Fire investigators used dogs Friday to try to sniff out clues to an arson fire that destroyed a 93-year-old wooden sanctuary, the 30th fire at a Southern black church in the last year and half.
Federal investigators on the scene stopped short of saying whether the fire Thursday night was related to the previous burnings.
“All I can tell you right now is we are working very hard to get to the bottom of this,” President Clinton told reporters in Washington.
He said he would discuss the topic in his weekly radio address today. Attorney General Janet Reno and other administration officials will meet Sunday at the Justice Department with civil rights leaders and some of the black ministers whose churches have been burned or desecrated.

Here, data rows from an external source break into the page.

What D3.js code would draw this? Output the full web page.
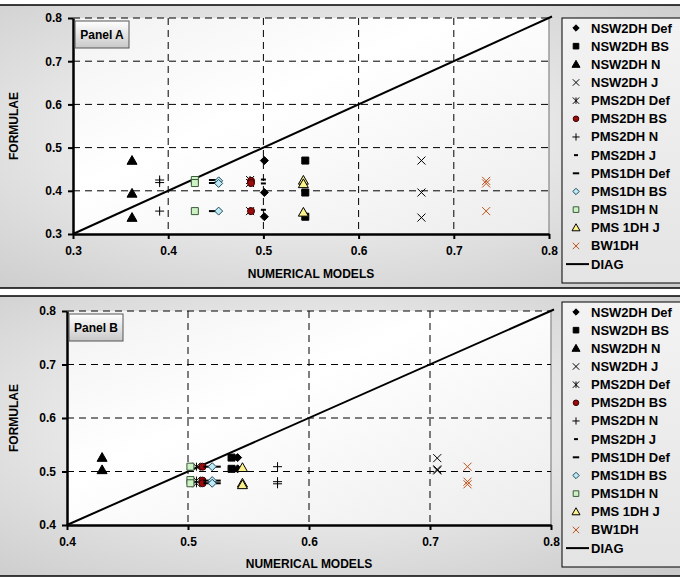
<!DOCTYPE html>
<html>
<head>
<meta charset="utf-8">
<script src="https://cdn.jsdelivr.net/npm/d3@7"></script>
<style>
  body { margin: 0; background: #fff; }
  svg text { font-family: "Liberation Sans", Arial, sans-serif; font-weight: bold; }
</style>
</head>
<body>
<div id="chart"></div>
<script>
// series names (legend order)
const seriesNames = ['NSW2DH Def', 'NSW2DH BS', 'NSW2DH N', 'NSW2DH J', 'PMS2DH Def', 'PMS2DH BS',
    'PMS2DH N', 'PMS2DH J', 'PMS1DH Def', 'PMS1DH BS', 'PMS1DH N', 'PMS 1DH J', 'BW1DH'];

// Panel A: numerical model value (x) per series, formula values (y)
const panelAx = [0.501, 0.544, 0.362, 0.666, 0.486, 0.487, 0.391, 0.5, 0.447, 0.453, 0.428, 0.542, 0.734];
const panelAy = [
    [0.47, 0.396, 0.34],
    [0.47, 0.396, 0.34],
    [0.47, 0.394, 0.338],
    [0.47, 0.396, 0.338],
    [0.425, 0.418, 0.353],
    [0.423, 0.418, 0.353],
    [0.425, 0.419, 0.353],
    [0.426, 0.417, 0.356],
    [0.425, 0.418, 0.353],
    [0.423, 0.417, 0.353],
    [0.425, 0.418, 0.353],
    [0.424, 0.416, 0.35],
    [0.423, 0.417, 0.353]
];

// Panel B
const panelBx = [0.541, 0.536, 0.429, 0.706, 0.507, 0.512, 0.574, 0.525, 0.516, 0.52, 0.502, 0.545, 0.731];
const panelBy = [
    [0.526, 0.505],
    [0.526, 0.505],
    [0.526, 0.503],
    [0.525, 0.502, 0.504],
    [0.509, 0.483, 0.478],
    [0.509, 0.483, 0.478],
    [0.509, 0.481, 0.477],
    [0.509, 0.483, 0.478],
    [0.509, 0.483, 0.478],
    [0.509, 0.483, 0.478],
    [0.509, 0.484, 0.478],
    [0.507, 0.478, 0.475],
    [0.509, 0.481, 0.476]
];

const ticksA = [0.3, 0.4, 0.5, 0.6, 0.7, 0.8];
const ticksB = [0.4, 0.5, 0.6, 0.7, 0.8];

// marker style per series
const markers = [
    {type: 'diamond', fill: '#000', stroke: '#000', size: 4},
    {type: 'square', fill: '#000', stroke: '#000', size: 3.5},
    {type: 'triangle', fill: '#000', stroke: '#000', size: 5},
    {type: 'x', fill: 'none', stroke: '#000', size: 4},
    {type: 'star', fill: 'none', stroke: '#000', size: 4},
    {type: 'circle', fill: '#9b0b0b', stroke: '#3a0000', size: 3.5},
    {type: 'plus', fill: 'none', stroke: '#000', size: 4.5},
    {type: 'shortdash', fill: 'none', stroke: '#000', size: 2.5},
    {type: 'dash', fill: 'none', stroke: '#000', size: 4},
    {type: 'diamond', fill: '#bfeaf5', stroke: '#1c4a5a', size: 4},
    {type: 'square', fill: '#ccf2c4', stroke: '#3c5a3c', size: 3.5},
    {type: 'triangle', fill: '#fcf28c', stroke: '#000', size: 5},
    {type: 'x', fill: 'none', stroke: '#c0501c', size: 4}
];

function markerPath(type, s) {
    switch (type) {
        case 'diamond': return `M0,${-s}L${s},0L0,${s}L${-s},0Z`;
        case 'square': return `M${-s},${-s}H${s}V${s}H${-s}Z`;
        case 'triangle': return `M0,${-s}L${s},${s * 0.75}L${-s},${s * 0.75}Z`;
        case 'x': return `M${-s},${-s}L${s},${s}M${-s},${s}L${s},${-s}`;
        case 'star': return `M${-s},${-s}L${s},${s}M${-s},${s}L${s},${-s}M0,${-s}V${s}`;
        case 'circle': return `M${-s},0A${s},${s} 0 1,0 ${s},0A${s},${s} 0 1,0 ${-s},0Z`;
        case 'plus': return `M${-s},0H${s}M0,${-s}V${s}`;
        case 'shortdash': return `M${-s},0H${s}`;
        case 'dash': return `M${-s},0H${s}`;
    }
}

const W = 680, H = 577;
const svg = d3.select('#chart').append('svg')
    .attr('width', W)
    .attr('height', H);

const defs = svg.append('defs');
const bg = defs.append('radialGradient').attr('id', 'bgGrad')
    .attr('cx', '45%').attr('cy', '45%').attr('r', '75%');
bg.append('stop').attr('offset', '0%').attr('stop-color', '#ffffff');
bg.append('stop').attr('offset', '100%').attr('stop-color', '#cbcbcb');

const plotGrad = defs.append('linearGradient').attr('id', 'plotGrad')
    .attr('x1', '0').attr('y1', '0').attr('x2', '1').attr('y2', '1');
plotGrad.append('stop').attr('offset', '0%').attr('stop-color', '#f2f2f2');
plotGrad.append('stop').attr('offset', '40%').attr('stop-color', '#ffffff');
plotGrad.append('stop').attr('offset', '100%').attr('stop-color', '#ececec');

const legGrad = defs.append('linearGradient').attr('id', 'legGrad')
    .attr('x1', '0').attr('y1', '0').attr('x2', '0').attr('y2', '1');
legGrad.append('stop').attr('offset', '0%').attr('stop-color', '#f3f3f3');
legGrad.append('stop').attr('offset', '100%').attr('stop-color', '#e4e4e4');

const btnGrad = defs.append('linearGradient').attr('id', 'btnGrad')
    .attr('x1', '0').attr('y1', '0').attr('x2', '0').attr('y2', '1');
btnGrad.append('stop').attr('offset', '0%').attr('stop-color', '#ffffff');
btnGrad.append('stop').attr('offset', '100%').attr('stop-color', '#c8c8c8');

function drawPanel(opts) {
    let g = svg.append('g');

    // outer frame
    g.append('rect')
        .attr('x', -2).attr('y', opts.frameTop)
        .attr('width', W + 4).attr('height', opts.frameBottom - opts.frameTop)
        .attr('fill', 'url(#bgGrad)')
        .attr('stroke', '#000').attr('stroke-width', 1.5);

    let x = d3.scaleLinear().domain(opts.domain).range([opts.left, opts.right]);
    let y = d3.scaleLinear().domain(opts.domain).range([opts.bottom, opts.top]);

    // plot area
    g.append('rect')
        .attr('x', opts.left).attr('y', opts.top)
        .attr('width', opts.right - opts.left).attr('height', opts.bottom - opts.top)
        .attr('fill', 'url(#plotGrad)');
    g.append('line')
        .attr('x1', opts.right).attr('x2', opts.right)
        .attr('y1', opts.top).attr('y2', opts.bottom)
        .attr('stroke', '#9a9a9a').attr('stroke-width', 1.5);

    // grid lines
    g.selectAll('.hgrid').data(opts.ticks.slice(1))
        .enter().append('line')
        .attr('x1', opts.left).attr('x2', opts.right)
        .attr('y1', d => y(d)).attr('y2', d => y(d))
        .attr('stroke', '#000').attr('stroke-width', 1)
        .attr('stroke-dasharray', '7,5');
    g.selectAll('.vgrid').data(opts.ticks.slice(1, -1))
        .enter().append('line')
        .attr('x1', d => x(d)).attr('x2', d => x(d))
        .attr('y1', opts.top).attr('y2', opts.bottom)
        .attr('stroke', '#000').attr('stroke-width', 1)
        .attr('stroke-dasharray', '7,5');

    // axes
    let xAxis = g.append('g')
        .attr('transform', `translate(0,${opts.bottom})`)
        .call(d3.axisBottom(x).tickValues(opts.ticks).tickSize(5).tickSizeOuter(0).tickFormat(d3.format('.1f')));
    let yAxis = g.append('g')
        .attr('transform', `translate(${opts.left},0)`)
        .call(d3.axisLeft(y).tickValues(opts.ticks).tickSize(5).tickSizeOuter(0).tickFormat(d3.format('.1f')));
    [xAxis, yAxis].forEach(a => {
        a.select('.domain').attr('stroke', '#000').attr('stroke-width', 2.5);
        a.selectAll('.tick line').attr('stroke', '#000').attr('stroke-width', 2);
        a.selectAll('.tick text').attr('font-size', '12px').attr('fill', '#000')
            .style('font-family', 'Liberation Sans, Arial, sans-serif').style('font-weight', 'bold');
    });
    xAxis.selectAll('.tick text').attr('dy', '1.1em');
    yAxis.selectAll('.tick text').attr('dx', '-3');

    // axis titles
    g.append('text')
        .attr('x', (opts.left + opts.right) / 2)
        .attr('y', opts.xTitleY)
        .attr('text-anchor', 'middle')
        .attr('font-size', '12px')
        .text('NUMERICAL MODELS');
    g.append('text')
        .attr('transform', `translate(18,${(opts.top + opts.bottom) / 2}) rotate(-90)`)
        .attr('text-anchor', 'middle')
        .attr('font-size', '12px')
        .text('FORMULAE');

    // diagonal
    g.append('line')
        .attr('x1', x(opts.domain[0])).attr('y1', y(opts.domain[0]))
        .attr('x2', x(opts.domain[1]) + 3).attr('y2', y(opts.domain[1]) - 1.5)
        .attr('stroke', '#000').attr('stroke-width', 2);

    // points
    let points = [];
    seriesNames.forEach((name, i) => {
        opts.ys[i].forEach(v => points.push({s: i, x: opts.xs[i], y: v}));
    });
    g.selectAll('.pt').data(points)
        .enter().append('path')
        .attr('transform', d => `translate(${x(d.x)},${y(d.y)})`)
        .attr('d', d => markerPath(markers[d.s].type, markers[d.s].size))
        .attr('fill', d => markers[d.s].fill)
        .attr('stroke', d => markers[d.s].stroke)
        .attr('stroke-width', d => (markers[d.s].type === 'dash' || markers[d.s].type === 'shortdash') ? 2 : 1);

    // panel label
    g.append('rect')
        .attr('x', opts.left + 2).attr('y', opts.top + 3)
        .attr('width', 54).attr('height', 27)
        .attr('fill', 'url(#btnGrad)')
        .attr('stroke', '#555').attr('stroke-width', 1);
    g.append('text')
        .attr('x', opts.left + 29).attr('y', opts.top + 21)
        .attr('text-anchor', 'middle')
        .attr('font-size', '12px')
        .text(opts.label);

    // legend
    let lg = g.append('g').attr('transform', `translate(562,${opts.legTop})`);
    lg.append('rect')
        .attr('x', 0).attr('y', 0)
        .attr('width', 130).attr('height', opts.legH)
        .attr('fill', 'url(#legGrad)')
        .attr('stroke', '#000').attr('stroke-width', 1);
    let step = (opts.legH - 18) / 13.6;
    seriesNames.forEach((name, i) => {
        let yy = 10 + i * step;
        let m = markers[i];
        let sz = m.size * 0.8;
        lg.append('path')
            .attr('transform', `translate(14,${yy})`)
            .attr('d', markerPath(m.type, sz))
            .attr('fill', m.fill)
            .attr('stroke', m.stroke)
            .attr('stroke-width', (m.type === 'dash' || m.type === 'shortdash') ? 2 : 1);
        lg.append('text')
            .attr('x', 29).attr('y', yy + 4.5)
            .attr('font-size', '13px')
            .text(name);
    });
    let dy = 10 + 13 * step;
    lg.append('line')
        .attr('x1', 4).attr('x2', 27)
        .attr('y1', dy).attr('y2', dy)
        .attr('stroke', '#000').attr('stroke-width', 2);
    lg.append('text')
        .attr('x', 29).attr('y', dy + 4.5)
        .attr('font-size', '13px')
        .text('DIAG');
}

drawPanel({
    name: 'A', label: 'Panel A',
    frameTop: 5, frameBottom: 288,
    left: 73, right: 549, top: 18, bottom: 234,
    domain: [0.3, 0.8], ticks: ticksA,
    xs: panelAx, ys: panelAy,
    xTitleY: 278,
    legTop: 18, legH: 265
});

drawPanel({
    name: 'B', label: 'Panel B',
    frameTop: 296, frameBottom: 576,
    left: 67, right: 551, top: 311, bottom: 525,
    domain: [0.4, 0.8], ticks: ticksB,
    xs: panelBx, ys: panelBy,
    xTitleY: 568,
    legTop: 302, legH: 265
});
</script>
</body>
</html>
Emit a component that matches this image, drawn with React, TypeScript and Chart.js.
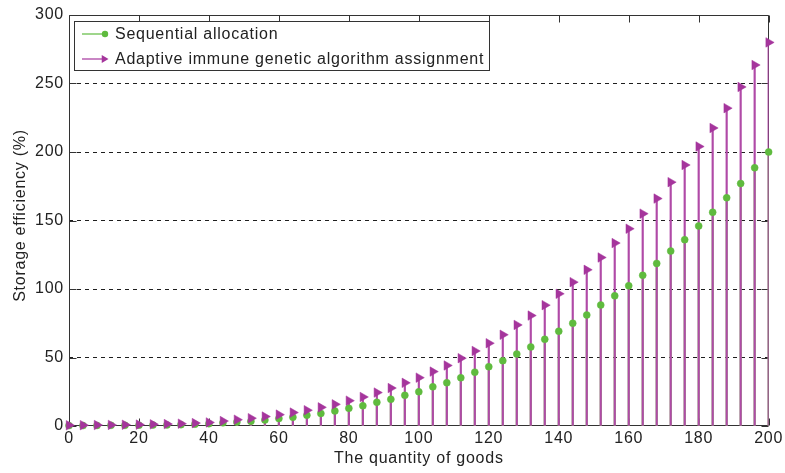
import React, { useEffect, useRef } from "react";
import { Chart, registerables } from "chart.js";

Chart.register(...registerables);

const QUANTITY = [
  0, 4, 8, 12, 16, 20, 24, 28, 32, 36, 40, 44, 48, 52, 56, 60, 64, 68, 72, 76,
  80, 84, 88, 92, 96, 100, 104, 108, 112, 116, 120, 124, 128, 132, 136, 140,
  144, 148, 152, 156, 160, 164, 168, 172, 176, 180, 184, 188, 192, 196, 200,
];

const SEQUENTIAL = [
  0.3, 0.3, 0.4, 0.5, 0.5, 0.6, 0.7, 0.8, 1.0, 1.3, 1.7, 2.3, 2.9, 3.4, 4.4,
  5.5, 6.4, 7.9, 9.2, 11.0, 12.9, 14.8, 17.3, 19.5, 22.4, 25.0, 28.6, 31.6,
  35.2, 39.3, 43.3, 47.7, 52.5, 57.7, 63.3, 69.2, 75, 81, 88.3, 95, 102.4, 110,
  118.7, 127.7, 136, 146, 156, 166.6, 177, 188.5, 200,
];

const ADAPTIVE = [
  0.5, 0.6, 0.7, 0.8, 0.9, 1.0, 1.2, 1.4, 1.7, 2.1, 2.6, 3.6, 4.6, 5.7, 6.9,
  8.3, 9.8, 11.5, 13.6, 15.8, 18.5, 21.2, 24.4, 27.7, 31.5, 35.3, 39.7, 44.2,
  49.5, 54.8, 60.4, 66.6, 73.8, 80.6, 88.2, 96.5, 105, 114, 123, 133.5, 144,
  155, 166, 178, 190.5, 204, 217.5, 232, 247.5, 263.5, 280,
];

const X_TICKS = [0, 20, 40, 60, 80, 100, 120, 140, 160, 180, 200];
const Y_TICKS = [0, 50, 100, 150, 200, 250, 300];
const SERIES_LABELS = [
  "Sequential allocation",
  "Adaptive immune genetic algorithm assignment",
];
const X_TITLE = "The quantity of goods";
const Y_TITLE = "Storage efficiency (%)";

const GREEN = "#5FBB3E";
const PURPLE = "#A5359C";
const STEM_PURPLE = "#B04AA7";
const STEM_GREEN = "#7CC95C";
const INK = "#222222";
const FRAME = "#333333";
const FONT_FAMILY = '"Liberation Sans", Arial, sans-serif';

function drawTriangleRight(ctx: CanvasRenderingContext2D, x: number, y: number, r: number) {
  ctx.beginPath();
  ctx.moveTo(x + r, y);
  ctx.lineTo(x - r / 2, y - (r * Math.sqrt(3)) / 2);
  ctx.lineTo(x - r / 2, y + (r * Math.sqrt(3)) / 2);
  ctx.closePath();
  ctx.fill();
}

const framePlugin = {
  id: "matlabFrame",
  beforeDraw(chart: any) {
    (chart.ctx as any).letterSpacing = "0.75px";
  },
  beforeDatasetsDraw(chart: any) {
    const ctx: CanvasRenderingContext2D = chart.ctx;
    const { left, right, top, bottom } = chart.chartArea;
    const xs = chart.scales.x;
    const ys = chart.scales.y;
    ctx.save();
    ctx.strokeStyle = FRAME;
    ctx.lineWidth = 1;
    const L = Math.round(left) + 0.5;
    const R = Math.round(right) - 0.5;
    const T = Math.round(top) + 0.5;
    const B = Math.round(bottom) - 0.5;
    ctx.beginPath();
    ctx.rect(L, T, R - L, B - T);
    const tl = 7;
    X_TICKS.forEach((v) => {
      const px = Math.round(xs.getPixelForValue(v)) + 0.5;
      ctx.moveTo(px, B);
      ctx.lineTo(px, B - tl);
      ctx.moveTo(px, T);
      ctx.lineTo(px, T + tl);
    });
    Y_TICKS.forEach((v) => {
      const py = Math.round(ys.getPixelForValue(v)) + 0.5;
      ctx.moveTo(L, py);
      ctx.lineTo(L + tl, py);
      ctx.moveTo(R, py);
      ctx.lineTo(R - tl, py);
    });
    ctx.stroke();
    ctx.restore();
  },
  afterDraw(chart: any) {
    const ctx: CanvasRenderingContext2D = chart.ctx;
    const { left, right, top, bottom } = chart.chartArea;
    ctx.save();
    (ctx as any).letterSpacing = "0.75px";
    ctx.font = `16px ${FONT_FAMILY}`;
    ctx.fillStyle = INK;
    ctx.textBaseline = "middle";

    // axis titles
    ctx.textAlign = "center";
    ctx.fillText(X_TITLE, (left + right) / 2, bottom + 33);
    ctx.save();
    ctx.translate(21, (top + bottom) / 2 - 5);
    ctx.rotate(-Math.PI / 2);
    ctx.fillText(Y_TITLE, 0, 0);
    ctx.restore();

    // legend
    const bx = Math.round(left) + 5;
    const by = Math.round(top) + 6;
    const bw = 415;
    const bh = 49;
    ctx.fillStyle = "#ffffff";
    ctx.fillRect(bx, by, bw, bh);
    ctx.strokeStyle = FRAME;
    ctx.lineWidth = 1;
    ctx.strokeRect(bx + 0.5, by + 0.5, bw, bh);

    const rows = [by + 13, by + 38];
    const colors = [GREEN, PURPLE];
    rows.forEach((ry, i) => {
      ctx.strokeStyle = colors[i];
      ctx.lineWidth = 1.2;
      ctx.beginPath();
      ctx.moveTo(bx + 8, ry);
      ctx.lineTo(bx + 32, ry);
      ctx.stroke();
      ctx.fillStyle = colors[i];
      if (i === 0) {
        ctx.beginPath();
        ctx.arc(bx + 31, ry, 3.2, 0, Math.PI * 2);
        ctx.fill();
      } else {
        drawTriangleRight(ctx, bx + 30, ry, 4.5);
      }
      ctx.fillStyle = INK;
      ctx.textAlign = "left";
      ctx.fillText(SERIES_LABELS[i], bx + 41, ry + 1);
    });
    ctx.restore();
  },
};

export default function App() {
  const canvasRef = useRef<HTMLCanvasElement | null>(null);

  useEffect(() => {
    document.body.style.margin = "0";
    const canvas = canvasRef.current;
    if (!canvas) return;

    const seqPoints = QUANTITY.map((q, i) => ({ x: q, y: SEQUENTIAL[i] }));
    const adaPoints = QUANTITY.map((q, i) => ({ x: q, y: ADAPTIVE[i] }));

    const chart = new Chart(canvas, {
      type: "bar",
      data: {
        datasets: [
          {
            type: "line",
            label: SERIES_LABELS[1],
            data: adaPoints,
            showLine: false,
            pointStyle: "triangle",
            pointRotation: 90,
            pointRadius: 5.5,
            pointBackgroundColor: PURPLE,
            pointBorderColor: PURPLE,
            pointBorderWidth: 0.5,
            clip: false,
            order: 1,
          } as any,
          {
            type: "line",
            label: SERIES_LABELS[0],
            data: seqPoints,
            showLine: false,
            pointStyle: "circle",
            pointRadius: 3.5,
            pointBackgroundColor: GREEN,
            pointBorderColor: GREEN,
            pointBorderWidth: 0.5,
            clip: false,
            order: 2,
          } as any,
          {
            type: "bar",
            label: "stems-adaptive",
            data: adaPoints,
            backgroundColor: STEM_PURPLE,
            barThickness: 1.5,
            grouped: false,
            order: 3,
          } as any,
          {
            type: "bar",
            label: "stems-sequential",
            data: seqPoints,
            backgroundColor: STEM_GREEN,
            barThickness: 1.5,
            grouped: false,
            order: 4,
          } as any,
        ],
      },
      options: {
        animation: false,
        responsive: true,
        maintainAspectRatio: false,
        layout: { padding: { top: 15, right: 16, bottom: 0, left: 0 } },
        plugins: {
          legend: { display: false },
          tooltip: { enabled: false },
        },
        scales: {
          x: {
            type: "linear",
            min: 0,
            max: 200,
            offset: false,
            grid: { display: false, drawTicks: false },
            border: { display: false },
            ticks: {
              stepSize: 20,
              padding: 3,
              color: INK,
              font: { family: FONT_FAMILY, size: 16 },
              maxRotation: 0,
              autoSkip: false,
            },
            afterFit: (scale: any) => {
              scale.height = 47;
            },
          },
          y: {
            type: "linear",
            min: 0,
            max: 300,
            grid: {
              drawTicks: false,
              lineWidth: 1,
              color: (ctx: any) =>
                ctx.tick && (ctx.tick.value === 0 || ctx.tick.value === 300)
                  ? "rgba(0,0,0,0)"
                  : "#1e1e1e",
            },
            border: { display: false, dash: [4, 4] },
            ticks: {
              stepSize: 50,
              padding: 5,
              color: INK,
              font: { family: FONT_FAMILY, size: 16 },
            },
            afterFit: (scale: any) => {
              scale.width = 69;
            },
          },
        },
      } as any,
      plugins: [framePlugin],
    });

    return () => {
      chart.destroy();
    };
  }, []);

  return (
    <div style={{ position: "absolute", left: 0, top: 0, width: 785, height: 473 }}>
      <canvas ref={canvasRef} />
    </div>
  );
}
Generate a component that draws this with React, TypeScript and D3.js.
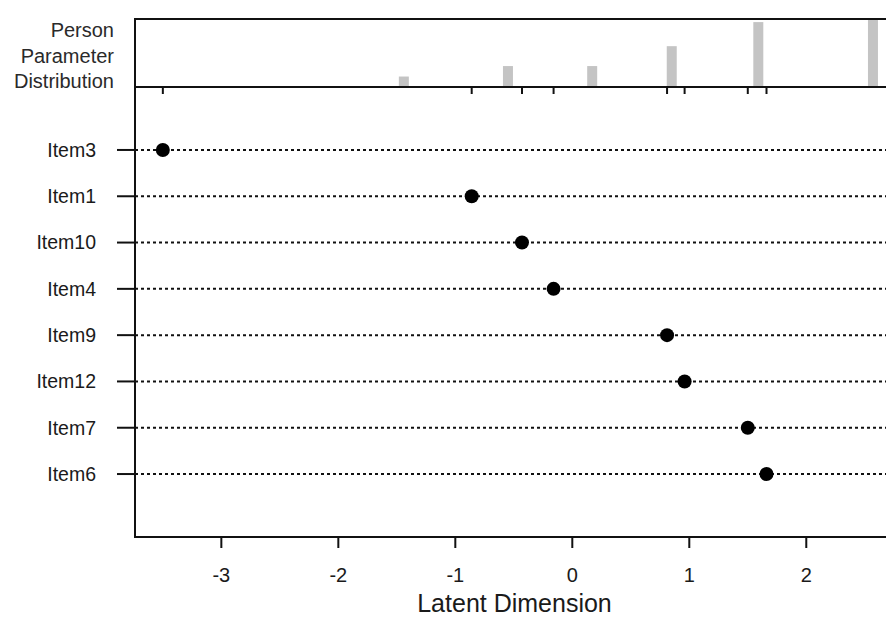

Clinton was expected to announce that the Treasury would increase the number of agents assigned to the effort and to describe the investigation’s high-level coordination, administration officials said.
Meanwhile, the Southern Poverty Law Center of Montgomery, Ala., filed a lawsuit Friday seeking damages from the Ku Klux Klan for the burning of the Macedonia Baptist Church in South Carolina last June 21.
The lawsuit names the Christian Knights of the Ku Klux Klan, a group founded in Mount Holly, N.C., with chapters in North Carolina, Kentucky, Tennessee and South Carolina.
Also named were Timothy Welch and Gary Cox, members of the KKK chapter who are in jail awaiting trial on burglary and arson charges, and have admitted their involvement in the fire, according to the South Carolina lawsuit.
The sanctuary in North Carolina, which dates to 1903, was used only to store old pews and other things on the grounds of the Matthews-Murkland Presbyterian Church. The mostly black 175-member congregation worships in a new building 100 yards away.
Investigators said the fire had been set. They did not say how.
Gov. Jim Hunt authorized a $10,000 reward for information.